1. Field of the Invention
The present invention relates to the microwave field and more particularly to nonreciprocal devices for surface electromagnetic waves without volume waves. The invention is primarily applicable to microwave isolators having low insertion losses in the direction of wave propagation and high attenuation in the reverse direction over a broad frequency range of the order of 4 to 20 GHz.
2. Description of the Prior Art
Surface electromagnetic waves are understood to means waves which propagate in a direction perpendicular to the magnetization of an anisotropic material such as a ferrite and in modes of a noval type designated as abnormal gyromagnetic modes arising from the anisotropic properties of ferrite.
The term nonreciprocal circuit refers to a circuit whose transmission characteristics (attenuation, phase-shift) change according to the direction of wave propagation through the circuit.

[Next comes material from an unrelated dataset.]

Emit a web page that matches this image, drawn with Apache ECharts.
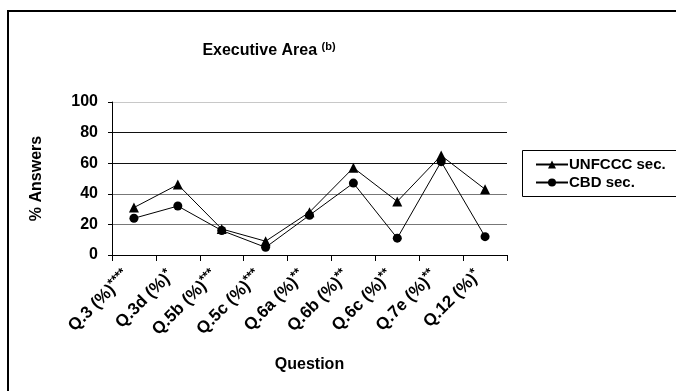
<!DOCTYPE html>
<html>
<head>
<meta charset="utf-8">
<script src="https://cdn.jsdelivr.net/npm/echarts@6/dist/echarts.min.js"></script>
<style>
  html, body { margin: 0; padding: 0; background: #fff; }
  #chart { width: 676px; height: 391px; }
</style>
</head>
<body>
<div id="chart"></div>
<script>
// Questions and their significance marks (drawn as superscripts)
const questions = ['Q.3 (%)', 'Q.3d (%)', 'Q.5b (%)', 'Q.5c (%)', 'Q.6a (%)', 'Q.6b (%)', 'Q.6c (%)', 'Q.7e (%)', 'Q.12 (%)'];
const stars = ['****', '*', '***', '***', '**', '**', '**', '**', '*'];

// % of answers per secretariat
const unfccc = [31, 46, 17, 9, 28, 57, 35, 65, 43];
const cbd = [24, 32, 16, 5, 26, 47, 11, 61, 12];

const yTicks = [0, 20, 40, 60, 80, 100];

const FONT = '"Liberation Sans", Arial, sans-serif';
const categories = questions.map((q, i) => q + '|' + stars[i]);

const chart = echarts.init(document.getElementById('chart'));
chart.setOption({
  animation: false,
  backgroundColor: '#fff',
  title: {
    text: '{t|Executive Area }{s|(b)}',
    left: 264,
    textAlign: 'center',
    top: 36,
    textStyle: {
      rich: {
        t: { fontFamily: FONT, fontWeight: 'bold', fontSize: 16, color: '#000', lineHeight: 20 },
        s: { fontFamily: FONT, fontWeight: 'bold', fontSize: 11, color: '#000', verticalAlign: 'top', lineHeight: 20, padding: [0, 0, 10, 0] }
      }
    }
  },
  graphic: [
    { type: 'rect', shape: { x: 8, y: 11, width: 700, height: 400 }, style: { fill: 'none', stroke: '#000', lineWidth: 2 }, z: 0 },
    { type: 'rect', shape: { x: 522.5, y: 150.5, width: 200, height: 46 }, style: { fill: '#fff', stroke: '#000', lineWidth: 1 }, z: 1 }
  ],
  legend: {
    orient: 'vertical',
    left: 530,
    top: 152,
    itemWidth: 32,
    itemHeight: 10,
    itemGap: 3,
    z: 5,
    textStyle: { fontFamily: FONT, fontWeight: 'bold', fontSize: 15, color: '#000', padding: [0, 0, 0, -4] },
    data: ['UNFCCC sec.', 'CBD sec.']
  },
  grid: { left: 112, top: 102, width: 395, height: 153 },
  xAxis: {
    type: 'category',
    data: categories,
    boundaryGap: true,
    name: 'Question',
    nameLocation: 'middle',
    nameGap: 102,
    nameTextStyle: { fontFamily: FONT, fontWeight: 'bold', fontSize: 16, color: '#000' },
    axisLine: { lineStyle: { color: '#000', width: 1 } },
    axisTick: { show: true, length: 6, lineStyle: { color: '#000' } },
    axisLabel: {
      rotate: 45,
      interval: 0,
      margin: 11,
      padding: [0, 10, 0, 0],
      formatter: v => {
        const [q, s] = v.split('|');
        return '{q|' + q + '}{s|' + s + '}';
      },
      rich: {
        q: { fontFamily: FONT, fontWeight: 'bold', fontSize: 17, color: '#000', lineHeight: 20 },
        s: { fontFamily: FONT, fontWeight: 'bold', fontSize: 13, color: '#000', verticalAlign: 'top', lineHeight: 20, padding: [0, 0, 10, 0] }
      }
    },
    splitLine: { show: false }
  },
  yAxis: {
    type: 'value',
    min: 0,
    max: 100,
    interval: 20,
    name: '% Answers',
    nameLocation: 'middle',
    nameGap: 67,
    nameRotate: 90,
    nameTextStyle: { fontFamily: FONT, fontWeight: 'bold', fontSize: 16, color: '#000' },
    axisLine: { show: true, lineStyle: { color: '#000', width: 1 } },
    axisTick: { show: true, length: 4, lineStyle: { color: '#000' } },
    axisLabel: {
      margin: 14,
      fontFamily: FONT, fontWeight: 'bold', fontSize: 16, color: '#000',
      formatter: v => (yTicks.includes(v) ? String(v) : '')
    },
    splitLine: { show: true, lineStyle: { color: ['#000', '#777', '#777', '#111', '#111', '#c8c8c8'], width: 1 } }
  },
  series: [
    {
      name: 'UNFCCC sec.',
      type: 'line',
      data: unfccc,
      symbol: 'triangle',
      symbolSize: 10,
      lineStyle: { color: '#000', width: 1 },
      itemStyle: { color: '#000' },
      z: 3
    },
    {
      name: 'CBD sec.',
      type: 'line',
      data: cbd,
      symbol: 'circle',
      symbolSize: 9,
      lineStyle: { color: '#000', width: 1 },
      itemStyle: { color: '#000' },
      z: 3
    }
  ]
});
</script>
</body>
</html>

Known circuits of this type include transmission-line sections (coaxial lines, waveguides, striplines circuits, and so on) which contain ferrimagnetic or gyromagnetic material such as a ferrite which is subjected to a steady magnetization field. The permeability of a material of this type when subjected to external magnetization is a tensor, which means that the impedance of the medium for a wave propagated therein depends on the orientation of the magnetic field of the wave with respect to a fixed reference related to said medium. This orientation therefore changes with the direction of propagation. It is the use of this property that forms a basis for the construction of circuits known as circulators, isolators, phase-shifters and so on, which have the function in the case of isolators, for example, of transmitting waves with low attenuation in the forward direction (a few dB and sometimes lower values) and much higher attenuation in the reverse direction (higher than 20 dB).
For a detailed description of these so-called surface waves, reference can be made for example to the articles published respectively in "Cables and Transmission", No. 4, October 1973, pages 416 to 435, under the title: "Propagation in a magnetized ferrite plate, application to novel wide-band nonreciprocal devices", and in "Transactions on Magnetics" of the Institute of Electrical and Electronic Engineers - Vol. Mag. 11 - No. 5 - September 1975, page 1276.

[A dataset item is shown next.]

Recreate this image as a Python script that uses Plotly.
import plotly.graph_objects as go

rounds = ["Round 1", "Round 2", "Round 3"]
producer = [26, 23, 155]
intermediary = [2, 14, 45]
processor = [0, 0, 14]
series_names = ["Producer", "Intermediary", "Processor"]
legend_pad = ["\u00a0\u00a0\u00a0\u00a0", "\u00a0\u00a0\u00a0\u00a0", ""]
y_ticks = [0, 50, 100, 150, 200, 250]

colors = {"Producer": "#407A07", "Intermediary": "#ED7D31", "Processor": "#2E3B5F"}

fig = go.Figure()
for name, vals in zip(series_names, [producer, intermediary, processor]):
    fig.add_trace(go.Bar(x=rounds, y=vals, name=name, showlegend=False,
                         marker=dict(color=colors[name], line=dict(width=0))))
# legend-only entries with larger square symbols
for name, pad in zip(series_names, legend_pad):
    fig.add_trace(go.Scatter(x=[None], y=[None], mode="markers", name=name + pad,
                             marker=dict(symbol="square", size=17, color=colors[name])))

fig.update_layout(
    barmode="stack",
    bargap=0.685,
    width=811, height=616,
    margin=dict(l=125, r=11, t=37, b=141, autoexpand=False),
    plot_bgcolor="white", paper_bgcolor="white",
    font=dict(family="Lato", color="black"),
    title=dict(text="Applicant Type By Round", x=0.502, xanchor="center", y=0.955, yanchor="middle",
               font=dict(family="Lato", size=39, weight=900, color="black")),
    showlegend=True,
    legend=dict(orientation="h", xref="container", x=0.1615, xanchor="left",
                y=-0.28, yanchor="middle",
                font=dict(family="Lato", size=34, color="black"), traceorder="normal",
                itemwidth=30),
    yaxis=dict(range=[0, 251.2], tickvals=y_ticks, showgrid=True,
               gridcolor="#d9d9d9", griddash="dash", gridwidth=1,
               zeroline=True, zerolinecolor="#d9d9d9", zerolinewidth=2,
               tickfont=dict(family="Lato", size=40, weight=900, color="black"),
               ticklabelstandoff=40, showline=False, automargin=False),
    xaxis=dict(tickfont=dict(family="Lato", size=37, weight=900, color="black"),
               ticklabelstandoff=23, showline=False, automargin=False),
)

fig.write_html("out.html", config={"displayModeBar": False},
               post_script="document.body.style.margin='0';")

Furthermore, nonreciprocal microwave devices have known structures which utilize the propagation of electromagnetic surface waves in a medium consisting of a gyromagnetic or ferrimagnetic material. Devices of this type have already been disclosed in published documents, among which may be cited U.S. Pat. No. 3,845,413 in respect on "Nonreciprocal surface-wave devices" as well as U.S. Pat. No. 4,152,677 and relating to "Wide-band isolators for operation at centimeter-wavelengths".
Other modes of surface propagation including parasitic modes of volume waves or surface waves can be excited at frequencies of the waveband to be transmitted and can propagate in the gyromagnetic material simultaneously with the desired nonreciprocal surface mode. The parasitic modes which are closest to the mode employed (this latter being designated as a "dynamic mode") are volume modes. The essential aim of the present invention is to provide means for reducing the proportion of energy applied to the device which undergoes a transformation to a parasitic wave, and which is derived from the energy propagated in the dynamic mode employed.

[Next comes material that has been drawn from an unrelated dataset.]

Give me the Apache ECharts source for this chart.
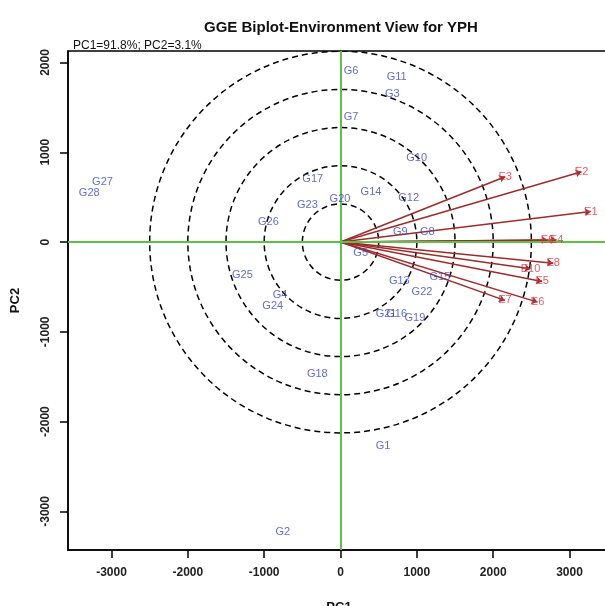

The devices constructed in accordance with the techniques described in the patents cited in the foregoing sustain parasitic volume modes excited by the electromagnetic surface mode designated as the SEW mode (surface electromagtnetic waves). Up to the present time, no method has yet been found for systematically blocking the process of excitation of these parasitic modes. The main disturbing modes are hybrid modes which are closely related to the TE modes (dominant transverse electric modes).
It is known that, in a device of this type, a flat metallic conductor or so-called core of substantially trapezoidal shape such that the sides which are not parallel to each other are curvilinear is placed between two plates of gyromagnetic material in which the surface waves propagate and two plates forming absorption loads and placed against said plates of gyromagnetic material. This device is subjected to a magnetic field H perpendicular to the plane of the core. In all devices of this type, the surface modes are guided along the bound to the surface of the flat conductor or strip-line, said surface being parallel to the field H. In the forward direction, the surface modes are consequently guided by the long rectilinear side of the trapezoidal core and transmitted to the output of the device. On the other hand, in the reverse direction, the surface modes are guided by the curved portion of the core and absorbed by the absorption loads. Volume modes also exist in the strip-line and penetrate into the absorber.